In "The Wrestler," newly published by Esquire magazine, writer Scott Raab captures the devastation by narrowing his scope, revisiting the abuse largely through the experiences of survivor Mike Schyck, a two-time All American wrestler at Ohio State in the early 1990s.
Speaking to Raab, Shyck said:
“My first physical. I’m a freshman. Take that as an eighteen-year-old. You’re on full scholarship and you’re trying to find your way with new teammates—you think you’re gonna be that guy that’s going to say anything? You think you’re going to be the guy that’s gonna make yourself look like you’re a fool? Now, in hindsight, I would have screamed from the top of the hills, ‘What the eff is going on?’ No one did. So that’s what I dealt with. The first week on campus.

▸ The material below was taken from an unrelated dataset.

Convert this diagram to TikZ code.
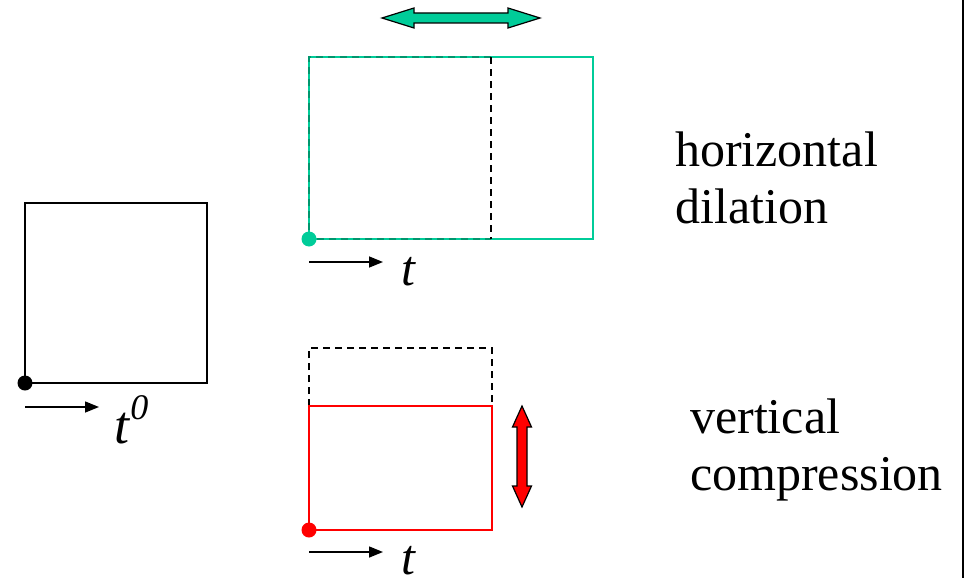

“As you’re going into the room, a lot of the upper classmen, they’re doing catcalls—they already know what’s happening because it happened to them the year before and the year before that. They’re already doing the catcalls—and I’m a freshman listening to that. I didn’t know this till I got out of there, but if you’re in his office a longer period of time than everybody else, what do you think you got when you came out? The catcalls were even worse. ‘Oh, Doc Strauss loves you now. HE LOVES YOU. You are the guy. You’re his new boyfriend.’”
The piece also doesn't spare Ohio Rep. Jim Jordan, a former OSU assistant wrestling coach who is accused of having knowledge of the abuse and not acting, a charge he has denied.
"I would love to have a conversation with [Jordan],” Schyck told Raab. “This is not a political thing. My politics don’t fall too far from his — I’m a conservative. I almost feel bad he was brought into this. He didn’t do the abuse. But he ended up reaching out to have wrestlers vouch for him — there’s never been a call to any of the wrestlers to find out, ‘Hey, what can I do for you?’ or ‘How you doing?’
“He would have been like Superman to the guys he has mentored and coached by just saying, ‘I know what you guys are going through. It was a horrible environment.’ Just something. Then it would have been gone. It would have been put to bed. He had the opportunity to do what a lot of people didn’t do back then and aren’t doing now. That’s to step forward and say something.”